### Exercise directions
Print exactly those lines that run from the beginning of the data to the line bearing "import plotly.graph_objects as go", inclusive.

───── Data excerpt ─────

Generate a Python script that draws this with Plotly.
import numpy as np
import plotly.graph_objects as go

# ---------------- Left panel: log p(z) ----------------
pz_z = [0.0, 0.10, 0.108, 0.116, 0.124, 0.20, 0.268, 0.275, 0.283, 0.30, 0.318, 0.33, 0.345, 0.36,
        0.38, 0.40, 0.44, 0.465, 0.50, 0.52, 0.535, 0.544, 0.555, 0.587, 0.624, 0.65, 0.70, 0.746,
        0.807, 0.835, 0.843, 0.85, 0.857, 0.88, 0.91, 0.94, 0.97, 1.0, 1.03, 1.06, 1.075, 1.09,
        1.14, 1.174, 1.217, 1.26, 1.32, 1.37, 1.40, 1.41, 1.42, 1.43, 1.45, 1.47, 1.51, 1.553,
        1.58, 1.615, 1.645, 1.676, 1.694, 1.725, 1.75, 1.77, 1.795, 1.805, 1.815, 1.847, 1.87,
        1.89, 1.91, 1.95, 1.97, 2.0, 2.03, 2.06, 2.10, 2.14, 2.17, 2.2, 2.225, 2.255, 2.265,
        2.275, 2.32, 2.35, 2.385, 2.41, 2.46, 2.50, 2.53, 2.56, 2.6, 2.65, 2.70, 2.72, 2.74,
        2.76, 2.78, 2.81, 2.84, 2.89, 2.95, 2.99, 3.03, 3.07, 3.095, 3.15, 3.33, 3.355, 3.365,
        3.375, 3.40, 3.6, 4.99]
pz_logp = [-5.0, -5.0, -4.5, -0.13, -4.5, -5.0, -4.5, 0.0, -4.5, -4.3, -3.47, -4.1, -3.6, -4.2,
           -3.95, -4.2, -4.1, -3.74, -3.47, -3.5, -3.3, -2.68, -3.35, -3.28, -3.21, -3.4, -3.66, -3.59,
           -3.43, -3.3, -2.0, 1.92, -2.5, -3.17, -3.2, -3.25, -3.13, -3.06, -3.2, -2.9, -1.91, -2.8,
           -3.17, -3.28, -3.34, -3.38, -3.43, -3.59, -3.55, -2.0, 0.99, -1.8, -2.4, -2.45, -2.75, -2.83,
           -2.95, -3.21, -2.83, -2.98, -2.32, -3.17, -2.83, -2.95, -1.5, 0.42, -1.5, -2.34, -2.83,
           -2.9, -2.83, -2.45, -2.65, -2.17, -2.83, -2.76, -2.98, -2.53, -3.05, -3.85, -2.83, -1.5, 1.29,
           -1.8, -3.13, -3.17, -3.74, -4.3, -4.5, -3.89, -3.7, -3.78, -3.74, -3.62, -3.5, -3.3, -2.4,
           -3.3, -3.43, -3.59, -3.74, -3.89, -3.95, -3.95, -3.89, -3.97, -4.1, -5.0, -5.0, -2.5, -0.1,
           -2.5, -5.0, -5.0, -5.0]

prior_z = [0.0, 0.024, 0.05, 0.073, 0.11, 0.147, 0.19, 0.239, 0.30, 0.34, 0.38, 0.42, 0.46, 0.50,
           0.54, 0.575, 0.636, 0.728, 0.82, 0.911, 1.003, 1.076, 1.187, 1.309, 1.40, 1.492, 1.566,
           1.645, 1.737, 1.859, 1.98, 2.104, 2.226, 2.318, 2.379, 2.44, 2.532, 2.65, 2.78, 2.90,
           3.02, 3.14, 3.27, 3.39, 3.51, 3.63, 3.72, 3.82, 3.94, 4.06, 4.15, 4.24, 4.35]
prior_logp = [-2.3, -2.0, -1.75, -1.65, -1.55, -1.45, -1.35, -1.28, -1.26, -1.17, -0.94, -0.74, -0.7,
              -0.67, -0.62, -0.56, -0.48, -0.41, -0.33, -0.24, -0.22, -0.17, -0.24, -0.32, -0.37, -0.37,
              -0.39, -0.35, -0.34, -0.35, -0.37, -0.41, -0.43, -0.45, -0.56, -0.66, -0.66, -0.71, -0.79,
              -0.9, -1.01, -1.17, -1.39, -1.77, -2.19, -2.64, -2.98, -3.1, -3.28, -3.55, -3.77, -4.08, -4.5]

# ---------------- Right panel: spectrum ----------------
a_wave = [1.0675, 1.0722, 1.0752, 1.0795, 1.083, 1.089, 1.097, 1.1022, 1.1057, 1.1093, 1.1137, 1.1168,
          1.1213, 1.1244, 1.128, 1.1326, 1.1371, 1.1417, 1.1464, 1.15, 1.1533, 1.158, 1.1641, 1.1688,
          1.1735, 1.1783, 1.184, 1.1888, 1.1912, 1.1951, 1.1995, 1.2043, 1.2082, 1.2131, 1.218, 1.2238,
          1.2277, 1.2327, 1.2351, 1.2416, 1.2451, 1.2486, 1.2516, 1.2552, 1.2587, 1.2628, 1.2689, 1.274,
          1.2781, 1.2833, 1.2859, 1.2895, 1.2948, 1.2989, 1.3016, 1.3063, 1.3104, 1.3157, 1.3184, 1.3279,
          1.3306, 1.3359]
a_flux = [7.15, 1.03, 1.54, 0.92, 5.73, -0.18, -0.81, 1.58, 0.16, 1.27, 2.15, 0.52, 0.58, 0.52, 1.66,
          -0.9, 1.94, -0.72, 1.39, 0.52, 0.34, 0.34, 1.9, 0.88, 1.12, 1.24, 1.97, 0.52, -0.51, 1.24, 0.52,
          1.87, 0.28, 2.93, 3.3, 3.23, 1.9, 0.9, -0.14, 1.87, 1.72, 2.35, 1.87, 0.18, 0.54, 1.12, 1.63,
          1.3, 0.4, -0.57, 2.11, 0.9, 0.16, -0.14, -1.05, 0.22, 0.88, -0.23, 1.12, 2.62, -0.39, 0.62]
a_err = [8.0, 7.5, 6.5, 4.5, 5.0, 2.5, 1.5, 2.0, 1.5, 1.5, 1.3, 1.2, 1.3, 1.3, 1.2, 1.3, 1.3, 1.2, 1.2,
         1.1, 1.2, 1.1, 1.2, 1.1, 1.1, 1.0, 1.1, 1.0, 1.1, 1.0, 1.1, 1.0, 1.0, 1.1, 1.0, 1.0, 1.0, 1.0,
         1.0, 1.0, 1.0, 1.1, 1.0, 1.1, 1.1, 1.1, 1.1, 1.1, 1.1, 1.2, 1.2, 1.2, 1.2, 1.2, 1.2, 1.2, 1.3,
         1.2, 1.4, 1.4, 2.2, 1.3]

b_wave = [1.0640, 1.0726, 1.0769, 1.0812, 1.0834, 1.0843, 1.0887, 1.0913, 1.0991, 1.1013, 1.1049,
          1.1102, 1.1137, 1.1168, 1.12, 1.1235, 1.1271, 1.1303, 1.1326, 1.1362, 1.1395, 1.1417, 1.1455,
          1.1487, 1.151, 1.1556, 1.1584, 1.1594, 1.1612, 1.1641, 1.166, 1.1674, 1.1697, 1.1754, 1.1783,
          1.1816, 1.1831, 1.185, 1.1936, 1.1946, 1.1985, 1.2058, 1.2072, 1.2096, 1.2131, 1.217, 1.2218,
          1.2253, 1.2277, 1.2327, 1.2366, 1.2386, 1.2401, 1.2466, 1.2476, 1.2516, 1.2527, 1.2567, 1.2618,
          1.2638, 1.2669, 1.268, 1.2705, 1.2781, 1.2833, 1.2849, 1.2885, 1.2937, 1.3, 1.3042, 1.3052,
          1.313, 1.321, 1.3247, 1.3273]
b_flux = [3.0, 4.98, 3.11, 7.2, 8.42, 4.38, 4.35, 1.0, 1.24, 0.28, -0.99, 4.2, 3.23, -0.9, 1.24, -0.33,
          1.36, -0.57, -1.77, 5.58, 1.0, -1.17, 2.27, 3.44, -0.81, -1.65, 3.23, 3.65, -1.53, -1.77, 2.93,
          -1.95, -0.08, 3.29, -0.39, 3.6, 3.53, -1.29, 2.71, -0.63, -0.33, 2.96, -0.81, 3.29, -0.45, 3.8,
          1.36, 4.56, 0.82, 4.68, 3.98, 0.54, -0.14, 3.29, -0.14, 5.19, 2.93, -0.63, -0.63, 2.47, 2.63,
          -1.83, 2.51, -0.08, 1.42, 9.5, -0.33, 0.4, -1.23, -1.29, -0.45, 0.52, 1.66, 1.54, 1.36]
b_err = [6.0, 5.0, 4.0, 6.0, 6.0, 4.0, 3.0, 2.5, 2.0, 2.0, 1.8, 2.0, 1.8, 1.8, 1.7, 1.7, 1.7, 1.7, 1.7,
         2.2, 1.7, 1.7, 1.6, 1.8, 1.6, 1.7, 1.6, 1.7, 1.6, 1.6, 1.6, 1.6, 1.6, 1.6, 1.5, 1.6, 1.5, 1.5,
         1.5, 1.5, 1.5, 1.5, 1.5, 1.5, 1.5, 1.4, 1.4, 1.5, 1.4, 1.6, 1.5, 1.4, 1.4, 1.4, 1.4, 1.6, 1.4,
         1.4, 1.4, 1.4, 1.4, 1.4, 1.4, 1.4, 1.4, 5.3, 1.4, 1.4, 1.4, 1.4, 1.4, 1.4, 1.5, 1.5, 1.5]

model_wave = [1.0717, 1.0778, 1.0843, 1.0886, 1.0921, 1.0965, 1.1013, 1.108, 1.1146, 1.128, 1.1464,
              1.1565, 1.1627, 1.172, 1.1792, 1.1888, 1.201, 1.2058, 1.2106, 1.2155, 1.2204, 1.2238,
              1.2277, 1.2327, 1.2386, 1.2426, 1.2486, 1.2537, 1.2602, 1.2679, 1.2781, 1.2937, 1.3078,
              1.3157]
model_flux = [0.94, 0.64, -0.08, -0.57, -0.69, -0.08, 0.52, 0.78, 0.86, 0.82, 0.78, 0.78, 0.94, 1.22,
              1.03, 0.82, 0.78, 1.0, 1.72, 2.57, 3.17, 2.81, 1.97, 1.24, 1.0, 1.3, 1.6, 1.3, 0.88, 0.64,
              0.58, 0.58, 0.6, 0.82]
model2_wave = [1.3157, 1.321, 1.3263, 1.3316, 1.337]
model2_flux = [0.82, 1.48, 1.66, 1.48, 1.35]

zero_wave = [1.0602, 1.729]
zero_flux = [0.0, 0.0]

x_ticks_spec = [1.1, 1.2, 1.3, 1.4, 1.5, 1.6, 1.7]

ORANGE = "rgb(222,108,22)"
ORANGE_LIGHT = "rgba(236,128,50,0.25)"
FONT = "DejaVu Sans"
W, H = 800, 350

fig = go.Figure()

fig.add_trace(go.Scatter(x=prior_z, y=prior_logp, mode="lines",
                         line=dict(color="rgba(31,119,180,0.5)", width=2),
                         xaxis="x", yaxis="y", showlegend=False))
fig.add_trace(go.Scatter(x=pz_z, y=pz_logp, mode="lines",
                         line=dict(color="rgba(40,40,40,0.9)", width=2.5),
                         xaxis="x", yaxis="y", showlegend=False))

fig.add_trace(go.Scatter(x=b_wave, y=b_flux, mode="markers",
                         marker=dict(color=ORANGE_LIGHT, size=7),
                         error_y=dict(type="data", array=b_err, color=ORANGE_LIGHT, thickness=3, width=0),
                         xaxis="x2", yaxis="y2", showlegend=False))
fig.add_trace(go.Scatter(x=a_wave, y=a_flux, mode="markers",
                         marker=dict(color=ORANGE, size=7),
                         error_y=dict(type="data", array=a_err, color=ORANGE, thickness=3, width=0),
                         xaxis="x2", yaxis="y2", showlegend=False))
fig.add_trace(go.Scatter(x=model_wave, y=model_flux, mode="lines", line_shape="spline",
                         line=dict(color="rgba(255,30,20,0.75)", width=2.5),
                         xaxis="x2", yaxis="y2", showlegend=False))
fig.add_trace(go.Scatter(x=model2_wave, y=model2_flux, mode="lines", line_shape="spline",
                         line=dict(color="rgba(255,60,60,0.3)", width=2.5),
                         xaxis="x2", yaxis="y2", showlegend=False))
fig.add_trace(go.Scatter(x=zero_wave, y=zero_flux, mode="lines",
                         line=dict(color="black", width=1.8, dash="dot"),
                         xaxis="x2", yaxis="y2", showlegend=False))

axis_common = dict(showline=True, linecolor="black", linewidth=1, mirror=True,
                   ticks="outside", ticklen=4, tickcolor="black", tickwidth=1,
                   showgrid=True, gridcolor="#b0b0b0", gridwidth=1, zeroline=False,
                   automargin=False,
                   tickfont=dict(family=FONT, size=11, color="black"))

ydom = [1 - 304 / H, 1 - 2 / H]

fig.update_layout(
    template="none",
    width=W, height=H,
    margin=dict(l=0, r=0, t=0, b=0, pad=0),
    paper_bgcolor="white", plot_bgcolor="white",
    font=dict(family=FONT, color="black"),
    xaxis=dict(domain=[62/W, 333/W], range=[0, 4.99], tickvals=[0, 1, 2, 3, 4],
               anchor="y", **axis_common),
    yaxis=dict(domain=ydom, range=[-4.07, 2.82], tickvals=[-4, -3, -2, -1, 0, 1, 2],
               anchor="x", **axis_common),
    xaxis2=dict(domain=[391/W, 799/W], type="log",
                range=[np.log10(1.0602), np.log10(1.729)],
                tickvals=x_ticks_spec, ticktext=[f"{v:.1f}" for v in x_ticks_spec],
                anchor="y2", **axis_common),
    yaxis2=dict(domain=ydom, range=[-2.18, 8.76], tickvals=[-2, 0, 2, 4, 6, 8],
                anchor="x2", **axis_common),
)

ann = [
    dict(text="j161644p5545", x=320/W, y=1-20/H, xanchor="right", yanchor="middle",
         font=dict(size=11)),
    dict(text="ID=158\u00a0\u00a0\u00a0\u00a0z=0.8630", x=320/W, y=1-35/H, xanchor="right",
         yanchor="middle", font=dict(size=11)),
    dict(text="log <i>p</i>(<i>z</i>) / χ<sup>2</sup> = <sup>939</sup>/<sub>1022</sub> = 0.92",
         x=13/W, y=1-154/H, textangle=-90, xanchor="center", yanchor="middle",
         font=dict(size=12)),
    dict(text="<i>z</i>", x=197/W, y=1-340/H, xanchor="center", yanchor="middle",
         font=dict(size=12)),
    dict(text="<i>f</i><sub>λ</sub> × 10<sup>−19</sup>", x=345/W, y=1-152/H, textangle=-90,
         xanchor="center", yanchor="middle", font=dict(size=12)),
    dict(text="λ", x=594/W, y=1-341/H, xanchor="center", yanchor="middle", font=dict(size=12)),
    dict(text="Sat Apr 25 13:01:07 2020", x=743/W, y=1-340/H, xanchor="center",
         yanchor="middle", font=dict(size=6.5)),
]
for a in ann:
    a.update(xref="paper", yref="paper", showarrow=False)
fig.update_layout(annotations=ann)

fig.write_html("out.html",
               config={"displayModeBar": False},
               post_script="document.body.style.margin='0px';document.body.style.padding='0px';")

─────

### Answer
Generate a Python script that draws this with Plotly.
import numpy as np
import plotly.graph_objects as go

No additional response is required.